**Collected material:**
= = = =
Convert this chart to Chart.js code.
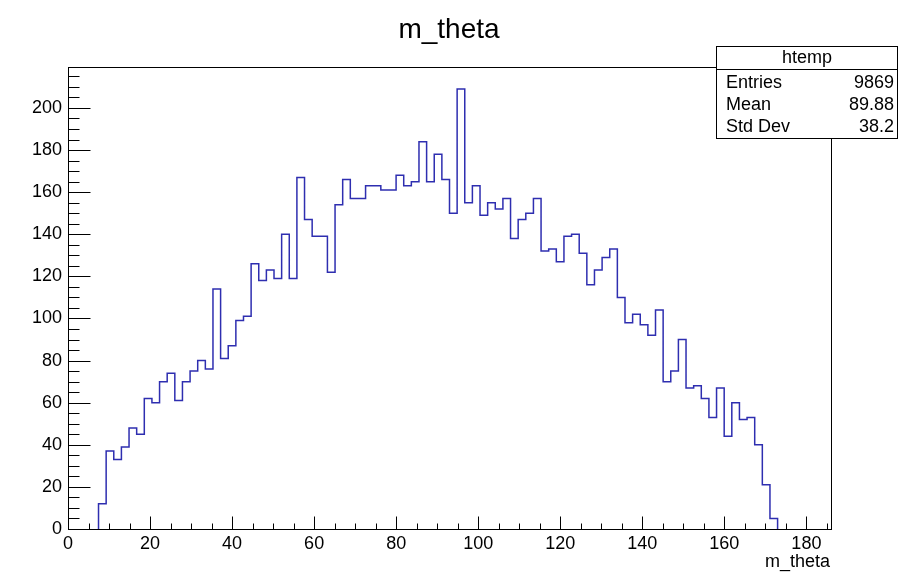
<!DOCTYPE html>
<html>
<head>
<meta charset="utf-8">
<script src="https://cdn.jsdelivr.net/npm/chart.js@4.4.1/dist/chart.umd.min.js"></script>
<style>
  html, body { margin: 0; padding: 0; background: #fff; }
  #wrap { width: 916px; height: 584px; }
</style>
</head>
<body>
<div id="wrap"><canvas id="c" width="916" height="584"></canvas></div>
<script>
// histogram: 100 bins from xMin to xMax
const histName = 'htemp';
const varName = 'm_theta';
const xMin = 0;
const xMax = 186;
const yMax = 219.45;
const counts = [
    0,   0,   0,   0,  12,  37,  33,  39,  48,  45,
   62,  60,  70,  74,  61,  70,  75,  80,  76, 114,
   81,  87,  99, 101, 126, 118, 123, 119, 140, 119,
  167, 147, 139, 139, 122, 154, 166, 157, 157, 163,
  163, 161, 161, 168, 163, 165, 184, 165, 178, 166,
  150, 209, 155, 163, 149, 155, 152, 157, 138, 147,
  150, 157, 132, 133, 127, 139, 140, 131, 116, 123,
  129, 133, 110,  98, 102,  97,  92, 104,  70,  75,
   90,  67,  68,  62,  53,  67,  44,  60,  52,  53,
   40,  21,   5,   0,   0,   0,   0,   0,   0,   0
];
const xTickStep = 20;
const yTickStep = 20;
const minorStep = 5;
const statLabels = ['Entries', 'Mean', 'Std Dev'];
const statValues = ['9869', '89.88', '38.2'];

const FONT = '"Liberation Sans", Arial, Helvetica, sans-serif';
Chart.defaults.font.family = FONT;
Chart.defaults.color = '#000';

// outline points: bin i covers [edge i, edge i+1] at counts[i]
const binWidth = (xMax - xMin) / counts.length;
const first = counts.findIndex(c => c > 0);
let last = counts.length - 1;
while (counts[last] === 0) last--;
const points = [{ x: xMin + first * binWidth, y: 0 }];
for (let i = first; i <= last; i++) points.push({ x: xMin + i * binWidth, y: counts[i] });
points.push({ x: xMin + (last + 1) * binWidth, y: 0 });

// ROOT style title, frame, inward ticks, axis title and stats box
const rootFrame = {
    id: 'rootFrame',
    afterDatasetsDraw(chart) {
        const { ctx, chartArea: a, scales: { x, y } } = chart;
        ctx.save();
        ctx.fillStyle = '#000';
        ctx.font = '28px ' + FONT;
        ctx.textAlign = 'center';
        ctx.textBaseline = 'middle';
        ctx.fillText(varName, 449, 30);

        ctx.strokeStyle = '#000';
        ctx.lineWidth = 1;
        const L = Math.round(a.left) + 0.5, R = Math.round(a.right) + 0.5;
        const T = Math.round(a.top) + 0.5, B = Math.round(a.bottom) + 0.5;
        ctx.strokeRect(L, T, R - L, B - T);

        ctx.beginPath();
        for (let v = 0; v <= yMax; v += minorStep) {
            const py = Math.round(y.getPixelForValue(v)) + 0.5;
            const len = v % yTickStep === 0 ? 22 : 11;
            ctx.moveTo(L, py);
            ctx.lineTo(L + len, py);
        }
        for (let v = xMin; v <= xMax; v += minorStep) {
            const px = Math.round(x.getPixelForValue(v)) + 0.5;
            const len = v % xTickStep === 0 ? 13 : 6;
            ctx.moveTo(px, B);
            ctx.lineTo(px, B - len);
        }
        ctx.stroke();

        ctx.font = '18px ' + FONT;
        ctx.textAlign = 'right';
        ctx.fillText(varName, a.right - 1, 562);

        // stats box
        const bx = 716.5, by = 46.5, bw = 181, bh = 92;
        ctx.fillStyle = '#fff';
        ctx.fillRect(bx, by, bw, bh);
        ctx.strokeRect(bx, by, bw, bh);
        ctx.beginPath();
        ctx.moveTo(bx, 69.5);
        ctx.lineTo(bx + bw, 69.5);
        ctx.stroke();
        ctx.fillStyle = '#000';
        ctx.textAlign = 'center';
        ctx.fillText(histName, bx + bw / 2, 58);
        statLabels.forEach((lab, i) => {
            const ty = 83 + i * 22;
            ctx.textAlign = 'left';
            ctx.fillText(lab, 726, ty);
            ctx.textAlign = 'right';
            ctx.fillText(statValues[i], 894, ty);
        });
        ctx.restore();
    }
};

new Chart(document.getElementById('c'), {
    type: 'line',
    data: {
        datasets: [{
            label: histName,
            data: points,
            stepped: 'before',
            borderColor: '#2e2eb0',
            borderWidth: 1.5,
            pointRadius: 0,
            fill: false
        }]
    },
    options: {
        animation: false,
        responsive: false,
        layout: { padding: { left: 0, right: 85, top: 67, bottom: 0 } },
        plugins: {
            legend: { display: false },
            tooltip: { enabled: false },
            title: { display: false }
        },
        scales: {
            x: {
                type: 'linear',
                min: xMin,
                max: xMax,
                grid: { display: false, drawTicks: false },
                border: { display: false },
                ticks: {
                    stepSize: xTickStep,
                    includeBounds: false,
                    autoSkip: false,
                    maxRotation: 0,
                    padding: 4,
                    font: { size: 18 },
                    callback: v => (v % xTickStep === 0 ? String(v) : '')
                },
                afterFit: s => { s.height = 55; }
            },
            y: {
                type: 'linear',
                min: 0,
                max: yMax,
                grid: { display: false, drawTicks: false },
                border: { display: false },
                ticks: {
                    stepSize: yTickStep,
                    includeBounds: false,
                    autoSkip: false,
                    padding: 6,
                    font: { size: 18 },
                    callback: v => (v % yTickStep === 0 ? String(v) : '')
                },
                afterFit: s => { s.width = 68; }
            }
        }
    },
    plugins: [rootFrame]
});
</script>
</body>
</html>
= = = =
Leave the images out and output the remaining material exactly as it stands.

Convert this chart to Chart.js code.
<!DOCTYPE html>
<html>
<head>
<meta charset="utf-8">
<script src="https://cdn.jsdelivr.net/npm/chart.js@4.4.1/dist/chart.umd.min.js"></script>
<style>
  html, body { margin: 0; padding: 0; background: #fff; }
  #wrap { width: 916px; height: 584px; }
</style>
</head>
<body>
<div id="wrap"><canvas id="c" width="916" height="584"></canvas></div>
<script>
// histogram: 100 bins from xMin to xMax
const histName = 'htemp';
const varName = 'm_theta';
const xMin = 0;
const xMax = 186;
const yMax = 219.45;
const counts = [
    0,   0,   0,   0,  12,  37,  33,  39,  48,  45,
   62,  60,  70,  74,  61,  70,  75,  80,  76, 114,
   81,  87,  99, 101, 126, 118, 123, 119, 140, 119,
  167, 147, 139, 139, 122, 154, 166, 157, 157, 163,
  163, 161, 161, 168, 163, 165, 184, 165, 178, 166,
  150, 209, 155, 163, 149, 155, 152, 157, 138, 147,
  150, 157, 132, 133, 127, 139, 140, 131, 116, 123,
  129, 133, 110,  98, 102,  97,  92, 104,  70,  75,
   90,  67,  68,  62,  53,  67,  44,  60,  52,  53,
   40,  21,   5,   0,   0,   0,   0,   0,   0,   0
];
const xTickStep = 20;
const yTickStep = 20;
const minorStep = 5;
const statLabels = ['Entries', 'Mean', 'Std Dev'];
const statValues = ['9869', '89.88', '38.2'];

const FONT = '"Liberation Sans", Arial, Helvetica, sans-serif';
Chart.defaults.font.family = FONT;
Chart.defaults.color = '#000';

// outline points: bin i covers [edge i, edge i+1] at counts[i]
const binWidth = (xMax - xMin) / counts.length;
const first = counts.findIndex(c => c > 0);
let last = counts.length - 1;
while (counts[last] === 0) last--;
const points = [{ x: xMin + first * binWidth, y: 0 }];
for (let i = first; i <= last; i++) points.push({ x: xMin + i * binWidth, y: counts[i] });
points.push({ x: xMin + (last + 1) * binWidth, y: 0 });

// ROOT style title, frame, inward ticks, axis title and stats box
const rootFrame = {
    id: 'rootFrame',
    afterDatasetsDraw(chart) {
        const { ctx, chartArea: a, scales: { x, y } } = chart;
        ctx.save();
        ctx.fillStyle = '#000';
        ctx.font = '28px ' + FONT;
        ctx.textAlign = 'center';
        ctx.textBaseline = 'middle';
        ctx.fillText(varName, 449, 30);

        ctx.strokeStyle = '#000';
        ctx.lineWidth = 1;
        const L = Math.round(a.left) + 0.5, R = Math.round(a.right) + 0.5;
        const T = Math.round(a.top) + 0.5, B = Math.round(a.bottom) + 0.5;
        ctx.strokeRect(L, T, R - L, B - T);

        ctx.beginPath();
        for (let v = 0; v <= yMax; v += minorStep) {
            const py = Math.round(y.getPixelForValue(v)) + 0.5;
            const len = v % yTickStep === 0 ? 22 : 11;
            ctx.moveTo(L, py);
            ctx.lineTo(L + len, py);
        }
        for (let v = xMin; v <= xMax; v += minorStep) {
            const px = Math.round(x.getPixelForValue(v)) + 0.5;
            const len = v % xTickStep === 0 ? 13 : 6;
            ctx.moveTo(px, B);
            ctx.lineTo(px, B - len);
        }
        ctx.stroke();

        ctx.font = '18px ' + FONT;
        ctx.textAlign = 'right';
        ctx.fillText(varName, a.right - 1, 562);

        // stats box
        const bx = 716.5, by = 46.5, bw = 181, bh = 92;
        ctx.fillStyle = '#fff';
        ctx.fillRect(bx, by, bw, bh);
        ctx.strokeRect(bx, by, bw, bh);
        ctx.beginPath();
        ctx.moveTo(bx, 69.5);
        ctx.lineTo(bx + bw, 69.5);
        ctx.stroke();
        ctx.fillStyle = '#000';
        ctx.textAlign = 'center';
        ctx.fillText(histName, bx + bw / 2, 58);
        statLabels.forEach((lab, i) => {
            const ty = 83 + i * 22;
            ctx.textAlign = 'left';
            ctx.fillText(lab, 726, ty);
            ctx.textAlign = 'right';
            ctx.fillText(statValues[i], 894, ty);
        });
        ctx.restore();
    }
};

new Chart(document.getElementById('c'), {
    type: 'line',
    data: {
        datasets: [{
            label: histName,
            data: points,
            stepped: 'before',
            borderColor: '#2e2eb0',
            borderWidth: 1.5,
            pointRadius: 0,
            fill: false
        }]
    },
    options: {
        animation: false,
        responsive: false,
        layout: { padding: { left: 0, right: 85, top: 67, bottom: 0 } },
        plugins: {
            legend: { display: false },
            tooltip: { enabled: false },
            title: { display: false }
        },
        scales: {
            x: {
                type: 'linear',
                min: xMin,
                max: xMax,
                grid: { display: false, drawTicks: false },
                border: { display: false },
                ticks: {
                    stepSize: xTickStep,
                    includeBounds: false,
                    autoSkip: false,
                    maxRotation: 0,
                    padding: 4,
                    font: { size: 18 },
                    callback: v => (v % xTickStep === 0 ? String(v) : '')
                },
                afterFit: s => { s.height = 55; }
            },
            y: {
                type: 'linear',
                min: 0,
                max: yMax,
                grid: { display: false, drawTicks: false },
                border: { display: false },
                ticks: {
                    stepSize: yTickStep,
                    includeBounds: false,
                    autoSkip: false,
                    padding: 6,
                    font: { size: 18 },
                    callback: v => (v % yTickStep === 0 ? String(v) : '')
                },
                afterFit: s => { s.width = 68; }
            }
        }
    },
    plugins: [rootFrame]
});
</script>
</body>
</html>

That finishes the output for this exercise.